I’ve just found a wonderful new YouTube clip of a concert performance by Four Others.   Harry Allen put this all-star ensemble together last year as a tribute to Woody Herman’s legendary second Herd,  the late-40’s orchestra whose saxophone section of Stan Getz, Zoot Sims, Herbie Stewart and Serge Chaloff was immortalized in the Jimmy Giuffre composition, “Four Brothers.”  Four Others boasts three  hard-swinging tenors in Eric Alexander, Grant Stewart, and Allen as well as Gary Smulyan, who continues to earn the #1 baritone saxophone ranking in the annual Downbeat Critics Poll.   Here you can enjoy the rich sonorityof this outfit’s unison playing on the Billie Holiday classic “What a Little Moonlight Can Do.”   Smulyan utilizes a favorite practice for his two-chorus solo by breaking idown to a duo with drummer Chuck Riggs.  That’s Rossano Sprotiello at the piano and Joel Forbes on bass. The performance is from the Umbria Jazz Festival in Italy.  I’d say it’s high time these guys started touring stateside! 

By the way, today is Harry Allen’s 45th birthday.  We’ll hear a few sets of his music in tonight’s Jazz a la Mode.

Gary Smulyan gave a memorable performance of “My Shining Hour” at the Northampton Jazz Fesitval two weeks ago.  Gary employed the bridge from Miles Davis’s “Seven Steps to Heaven” in his arrangement of the Harold Arlen/Johnny Mercer standard.  Smulyan will be back for Green Street Cafe’s Jazz Workshop series next Tuesday, October 18.

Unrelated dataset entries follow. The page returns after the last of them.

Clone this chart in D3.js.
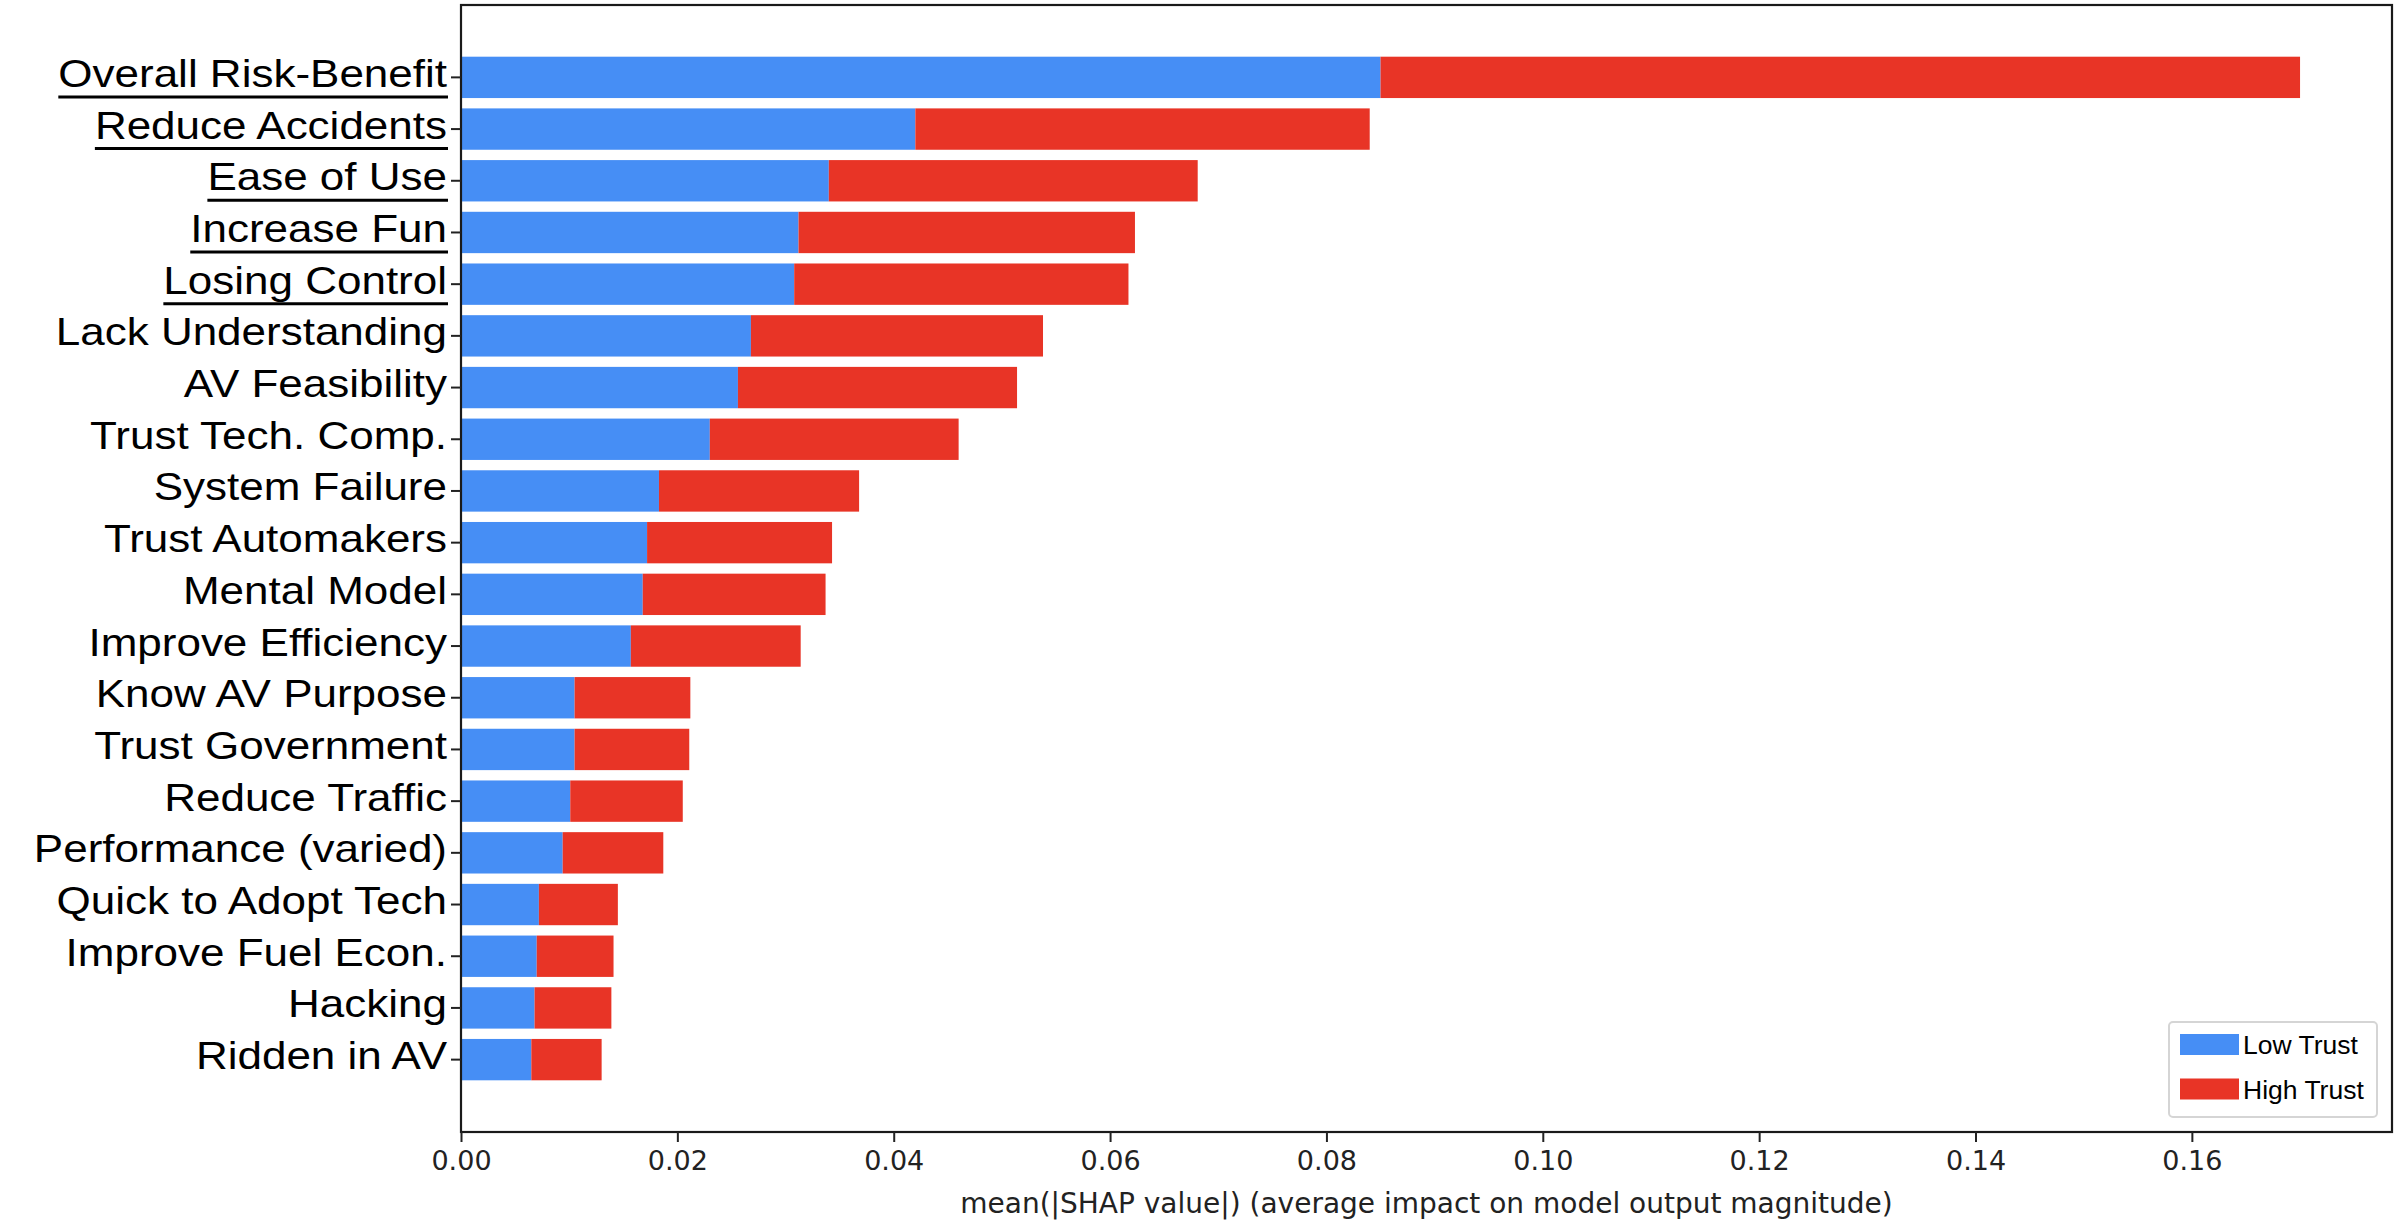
<!DOCTYPE html>
<html>
<head>
<meta charset="utf-8">
<script src="https://cdn.jsdelivr.net/npm/d3@7"></script>
<style>
  html, body { margin: 0; padding: 0; background: #fff; }
  svg { display: block; }
</style>
</head>
<body>
<svg id="chart" width="2396" height="1226"></svg>
<script>
const categories = [
  "Overall Risk-Benefit", "Reduce Accidents", "Ease of Use", "Increase Fun", "Losing Control",
  "Lack Understanding", "AV Feasibility", "Trust Tech. Comp.", "System Failure", "Trust Automakers",
  "Mental Model", "Improve Efficiency", "Know AV Purpose", "Trust Government", "Reduce Traffic",
  "Performance (varied)", "Quick to Adopt Tech", "Improve Fuel Econ.", "Hacking", "Ridden in AV"
];
const underlined = ["Overall Risk-Benefit", "Reduce Accidents", "Ease of Use", "Increase Fun", "Losing Control"];
const lowTrust = [0.0850, 0.0420, 0.0340, 0.0312, 0.0308, 0.0268, 0.0256, 0.0230, 0.0183, 0.0172,
                  0.0168, 0.0157, 0.0105, 0.0105, 0.0101, 0.0094, 0.0072, 0.0070, 0.0068, 0.0065];
const highTrust = [0.0850, 0.0420, 0.0341, 0.0311, 0.0309, 0.0270, 0.0258, 0.0230, 0.0185, 0.0171,
                   0.0169, 0.0157, 0.0107, 0.0106, 0.0104, 0.0093, 0.0073, 0.0071, 0.0071, 0.0065];
const seriesNames = ["Low Trust", "High Trust"];
const seriesColors = ["#468ef5", "#e83426"];
const xTicks = [0, 0.02, 0.04, 0.06, 0.08, 0.10, 0.12, 0.14, 0.16];
const xLabel = "mean(|SHAP value|) (average impact on model output magnitude)";

const svg = d3.select("#chart");
const plotLeft = 461, plotRight = 2392, plotTop = 5, plotBottom = 1132;

const maxTotal = d3.max(categories, (c, i) => lowTrust[i] + highTrust[i]);
const x = d3.scaleLinear().domain([0, maxTotal * 1.05]).range([plotLeft, plotRight]);
const y = d3.scaleBand().domain(categories).range([plotTop, plotBottom]).paddingInner(0.2).paddingOuter(1.0);

const stacked = categories.map((c, i) => ({
  cat: c,
  segs: [
    { s: 0, x0: 0, x1: lowTrust[i] },
    { s: 1, x0: lowTrust[i], x1: lowTrust[i] + highTrust[i] }
  ]
}));

const barG = svg.append("g");
stacked.forEach(d => {
  d.segs.forEach(sg => {
    barG.append("rect")
      .attr("x", x(sg.x0))
      .attr("y", y(d.cat))
      .attr("width", x(sg.x1) - x(sg.x0))
      .attr("height", y.bandwidth())
      .attr("fill", seriesColors[sg.s]);
  });
});

svg.append("rect")
  .attr("x", plotLeft).attr("y", plotTop)
  .attr("width", plotRight - plotLeft).attr("height", plotBottom - plotTop)
  .attr("fill", "none").attr("stroke", "#1a1a1a").attr("stroke-width", 2.2);

const xAxis = d3.axisBottom(x).tickValues(xTicks).tickFormat(d3.format(".2f")).tickSize(10).tickPadding(9);
const gx = svg.append("g").attr("transform", `translate(0,${plotBottom})`).call(xAxis);
gx.select(".domain").remove();
gx.selectAll(".tick line").attr("stroke", "#222").attr("stroke-width", 2);
gx.selectAll(".tick text")
  .attr("font-family", "DejaVu Sans")
  .attr("font-size", 27)
  .attr("fill", "#222");

svg.append("text")
  .attr("x", (plotLeft + plotRight) / 2)
  .attr("y", 1213)
  .attr("text-anchor", "middle")
  .attr("font-family", "DejaVu Sans")
  .attr("font-size", 28)
  .attr("fill", "#222")
  .text(xLabel);

const yAxisG = svg.append("g");
const labelScaleX = 1.14;
categories.forEach(c => {
  const cy = y(c) + y.bandwidth() / 2;
  yAxisG.append("line")
    .attr("x1", plotLeft - 10).attr("x2", plotLeft)
    .attr("y1", cy).attr("y2", cy)
    .attr("stroke", "#222").attr("stroke-width", 2);
  const tx = plotLeft - 14, ty = cy + 9.5;
  const t = yAxisG.append("text")
    .attr("transform", `translate(${tx},${ty}) scale(${labelScaleX},1)`)
    .attr("text-anchor", "end")
    .attr("font-family", "Liberation Sans, Arial, sans-serif")
    .attr("font-size", 38.6)
    .attr("fill", "#000")
    .text(c);
  if (underlined.includes(c)) {
    const w = t.node().getComputedTextLength() * labelScaleX;
    yAxisG.append("line")
      .attr("x1", tx - w).attr("x2", tx + 1)
      .attr("y1", ty + 10).attr("y2", ty + 10)
      .attr("stroke", "#000").attr("stroke-width", 3);
  }
});

const lg = svg.append("g");
lg.append("rect")
  .attr("x", 2169).attr("y", 1022).attr("width", 208).attr("height", 95)
  .attr("rx", 4).attr("fill", "#fff").attr("stroke", "#d5d5d5").attr("stroke-width", 2);
seriesNames.forEach((n, i) => {
  const yy = 1034 + i * 44.5;
  lg.append("rect")
    .attr("x", 2180).attr("y", yy).attr("width", 59).attr("height", 21)
    .attr("fill", seriesColors[i]);
  lg.append("text")
    .attr("x", 2243).attr("y", yy + 20)
    .attr("font-family", "Liberation Sans, Arial, sans-serif")
    .attr("font-size", 26.5)
    .attr("fill", "#000")
    .text(n);
});
</script>
</body>
</html>
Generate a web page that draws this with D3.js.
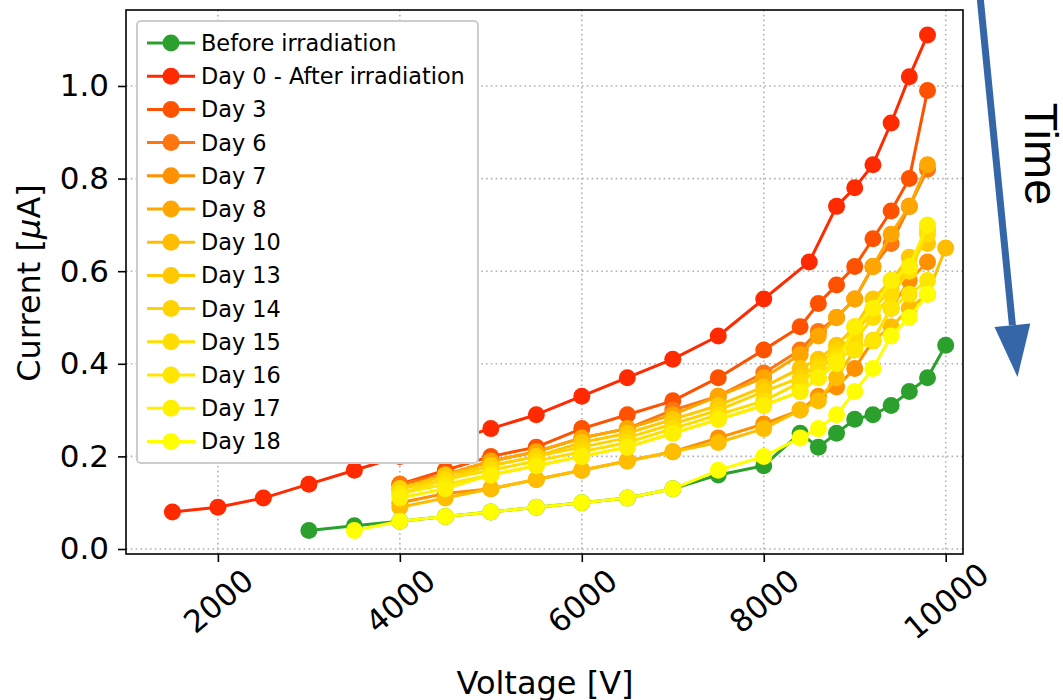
<!DOCTYPE html>
<html>
<head>
<meta charset="utf-8">
<script src="https://cdn.jsdelivr.net/npm/d3@7"></script>
<style>
  body { margin: 0; background: #fff; }
  svg { display: block; font-family: "DejaVu Sans", sans-serif; }
</style>
</head>
<body>
<svg id="graph" width="1063" height="700"></svg>
<script>
// tensions (V)
const voltsBefore = [3000, 3500, 4000, 4500, 5000, 5500, 6000, 6500, 7000, 7500, 8000, 8400, 8600, 8800, 9000, 9200, 9400, 9600, 9800, 10000];
const voltsDay0 = [1500, 2000, 2500, 3000, 3500, 4000, 4500, 5000, 5500, 6000, 6500, 7000, 7500, 8000, 8500, 8800, 9000, 9200, 9400, 9600, 9800];
const voltsScan = [4000, 4500, 5000, 5500, 6000, 6500, 7000, 7500, 8000, 8400, 8600, 8800, 9000, 9200, 9400, 9600, 9800];
const voltsDay10 = voltsScan.concat([10000]);
const voltsDay18 = [3500].concat(voltsScan);

// courants (µA)
const curBefore = [0.04, 0.05, 0.06, 0.07, 0.08, 0.09, 0.10, 0.11, 0.13, 0.16, 0.18, 0.25, 0.22, 0.25, 0.28, 0.29, 0.31, 0.34, 0.37, 0.44];
const curDay0  = [0.08, 0.09, 0.11, 0.14, 0.17, 0.20, 0.23, 0.26, 0.29, 0.33, 0.37, 0.41, 0.46, 0.54, 0.62, 0.74, 0.78, 0.83, 0.92, 1.02, 1.11];
const curDay3  = [0.14, 0.17, 0.20, 0.22, 0.26, 0.29, 0.32, 0.37, 0.43, 0.48, 0.53, 0.57, 0.61, 0.67, 0.73, 0.80, 0.99];
const curDay6  = [0.14, 0.16, 0.19, 0.21, 0.24, 0.26, 0.30, 0.33, 0.38, 0.43, 0.47, 0.50, 0.54, 0.61, 0.66, 0.74, 0.82];
const curDay7  = [0.10, 0.12, 0.13, 0.15, 0.17, 0.19, 0.21, 0.24, 0.27, 0.30, 0.33, 0.35, 0.39, 0.45, 0.52, 0.58, 0.62];
const curDay8  = [0.13, 0.16, 0.19, 0.21, 0.24, 0.26, 0.29, 0.33, 0.37, 0.42, 0.46, 0.50, 0.54, 0.61, 0.68, 0.74, 0.83];
const curDay10 = [0.09, 0.11, 0.13, 0.15, 0.17, 0.19, 0.21, 0.23, 0.26, 0.30, 0.32, 0.37, 0.43, 0.45, 0.48, 0.52, 0.55, 0.65];
const curDay13 = [0.13, 0.16, 0.18, 0.20, 0.23, 0.25, 0.28, 0.31, 0.35, 0.39, 0.41, 0.44, 0.48, 0.54, 0.58, 0.63, 0.66];
const curDay14 = [0.13, 0.15, 0.18, 0.20, 0.22, 0.24, 0.27, 0.30, 0.34, 0.37, 0.40, 0.43, 0.46, 0.52, 0.56, 0.61, 0.69];
const curDay15 = [0.12, 0.15, 0.17, 0.19, 0.21, 0.23, 0.26, 0.29, 0.32, 0.36, 0.39, 0.42, 0.45, 0.50, 0.55, 0.60, 0.68];
const curDay16 = [0.12, 0.14, 0.16, 0.18, 0.20, 0.22, 0.25, 0.28, 0.31, 0.34, 0.37, 0.41, 0.43, 0.45, 0.52, 0.55, 0.58];
const curDay17 = [0.11, 0.13, 0.16, 0.18, 0.20, 0.22, 0.25, 0.28, 0.31, 0.34, 0.37, 0.40, 0.48, 0.52, 0.58, 0.61, 0.70];
const curDay18 = [0.04, 0.06, 0.07, 0.08, 0.09, 0.10, 0.11, 0.13, 0.17, 0.20, 0.24, 0.26, 0.29, 0.34, 0.39, 0.46, 0.50, 0.55];

const labels = ["Before irradiation", "Day 0 - After irradiation", "Day 3", "Day 6", "Day 7", "Day 8",
                "Day 10", "Day 13", "Day 14", "Day 15", "Day 16", "Day 17", "Day 18"];
const colors = ["#2ca02c", "#ff2a00", "#ff5200", "#ff7510", "#ff9100", "#ffa600",
                "#ffbd00", "#ffc800", "#ffd300", "#ffdd00", "#ffe600", "#fff000", "#ffff00"];

const xTicks = [2000, 4000, 6000, 8000, 10000];
const yTicks = [0.0, 0.2, 0.4, 0.6, 0.8, 1.0];

const voltSets = [voltsBefore, voltsDay0, voltsScan, voltsScan, voltsScan, voltsScan,
                  voltsDay10, voltsScan, voltsScan, voltsScan, voltsScan, voltsScan, voltsDay18];
const curSets = [curBefore, curDay0, curDay3, curDay6, curDay7, curDay8,
                 curDay10, curDay13, curDay14, curDay15, curDay16, curDay17, curDay18];

const series = labels.map((nom, i) => ({
  nom: nom,
  couleur: colors[i],
  points: voltSets[i].map((v, j) => ({ v: v, c: curSets[i][j] }))
}));

const svg = d3.select("#graph");
const gauche = 126, droite = 963, haut = 10, bas = 554;

const x = d3.scaleLinear().domain([990, 10190]).range([gauche, droite]);
const y = d3.scaleLinear().domain([-0.0108, 1.1641]).range([bas, haut]);

// grille pointillée
const grille = svg.append("g");
grille.selectAll(".gx").data(xTicks).join("line")
  .attr("x1", d => x(d)).attr("x2", d => x(d))
  .attr("y1", haut).attr("y2", bas)
  .attr("stroke", "#b0b0b0").attr("stroke-width", 1.6).attr("stroke-dasharray", "1.6,3.2");
grille.selectAll(".gy").data(yTicks).join("line")
  .attr("x1", gauche).attr("x2", droite)
  .attr("y1", d => y(d)).attr("y2", d => y(d))
  .attr("stroke", "#b0b0b0").attr("stroke-width", 1.6).attr("stroke-dasharray", "1.6,3.2");

// courbes (lignes puis marqueurs, série par série)
const ligne = d3.line().x(d => x(d.v)).y(d => y(d.c));
const courbes = svg.append("g");
series.forEach(s => {
  const g = courbes.append("g");
  g.append("path").datum(s.points)
    .attr("d", ligne).attr("fill", "none")
    .attr("stroke", s.couleur).attr("stroke-width", 3).attr("stroke-linejoin", "round");
  g.selectAll("circle").data(s.points).join("circle")
    .attr("cx", d => x(d.v)).attr("cy", d => y(d.c))
    .attr("r", 8.5).attr("fill", s.couleur);
});

// axes
const axeX = svg.append("g").attr("transform", `translate(0,${bas})`)
  .call(d3.axisBottom(x).tickValues(xTicks).tickSize(8).tickFormat(d3.format("d")))
  .attr("font-family", "DejaVu Sans");
axeX.selectAll("text")
  .attr("font-size", 31).attr("fill", "#000")
  .attr("text-anchor", "middle").attr("dy", null).attr("y", null)
  .attr("dominant-baseline", "central")
  .attr("transform", "translate(0,47) rotate(-40)");

const axeY = svg.append("g").attr("transform", `translate(${gauche},0)`)
  .call(d3.axisLeft(y).tickValues(yTicks).tickSize(8).tickFormat(d3.format(".1f")))
  .attr("font-family", "DejaVu Sans");
axeY.selectAll("text").attr("font-size", 31).attr("fill", "#000").attr("x", -17);

svg.selectAll(".domain").remove();
svg.selectAll(".tick line").attr("stroke", "#000").attr("stroke-width", 1.6);

svg.append("rect")
  .attr("x", gauche).attr("y", haut)
  .attr("width", droite - gauche).attr("height", bas - haut)
  .attr("fill", "none").attr("stroke", "#000").attr("stroke-width", 1.6);

// titres des axes
svg.append("text")
  .attr("x", 545).attr("y", 683)
  .attr("text-anchor", "middle").attr("dominant-baseline", "central")
  .attr("font-size", 32).text("Voltage [V]");

const titreY = svg.append("text")
  .attr("transform", "translate(29,283) rotate(-90)")
  .attr("text-anchor", "middle").attr("dominant-baseline", "central")
  .attr("font-size", 32);
titreY.append("tspan").text("Current [");
titreY.append("tspan").attr("font-style", "italic").text("μ");
titreY.append("tspan").text("A]");

// légende
const leg = svg.append("g");
leg.append("rect")
  .attr("x", 137).attr("y", 21).attr("width", 341).attr("height", 442)
  .attr("rx", 4).attr("fill", "#fff").attr("stroke", "#cccccc").attr("stroke-width", 2);
const pas = 33.2;
const entree = leg.selectAll(".entree").data(series).join("g")
  .attr("transform", (d, i) => `translate(0,${43 + pas * i})`);
entree.append("line")
  .attr("x1", 147).attr("x2", 195)
  .attr("stroke", d => d.couleur).attr("stroke-width", 3);
entree.append("circle")
  .attr("cx", 171).attr("r", 8.5).attr("fill", d => d.couleur);
entree.append("text")
  .attr("x", 201).attr("dominant-baseline", "central")
  .attr("font-size", 22.4).text(d => d.nom);

// flèche "Time"
const depart = [980, -4], pointe = [1017.5, 377];
const dx = pointe[0] - depart[0], dy = pointe[1] - depart[1];
const long = Math.hypot(dx, dy), ux = dx / long, uy = dy / long;
const base = [pointe[0] - ux * 52, pointe[1] - uy * 52];
svg.append("line")
  .attr("x1", depart[0]).attr("y1", depart[1])
  .attr("x2", base[0]).attr("y2", base[1])
  .attr("stroke", "#3566a8").attr("stroke-width", 7);
svg.append("polygon")
  .attr("points", [
    pointe,
    [base[0] - uy * 18, base[1] + ux * 18],
    [base[0] + uy * 18, base[1] - ux * 18]
  ].map(p => p.join(",")).join(" "))
  .attr("fill", "#3566a8");

svg.append("text")
  .attr("transform", "translate(1025,154) rotate(90)")
  .attr("text-anchor", "middle")
  .attr("font-family", "Liberation Sans, Arial, sans-serif")
  .attr("font-size", 47).text("Time");
</script>
</body>
</html>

Grant Stewart and Eric Alexander formed a group called Reeds’n’Deeds a few years ago that celebrates such legendary tenor pairings as Gene Ammons and Sonny Stitt; Eddie ‘Lockjaw” Davis and Johnny Griffin; Dexter Gordon and James Moody.  Their third session for Criss Cross Jazz, Tenor Time, was released earlier this year.   Stewart will bring his New York-based quintet to the Cultural Center at Eagle Hill in Hardwick, Mass., on January 28, 2012.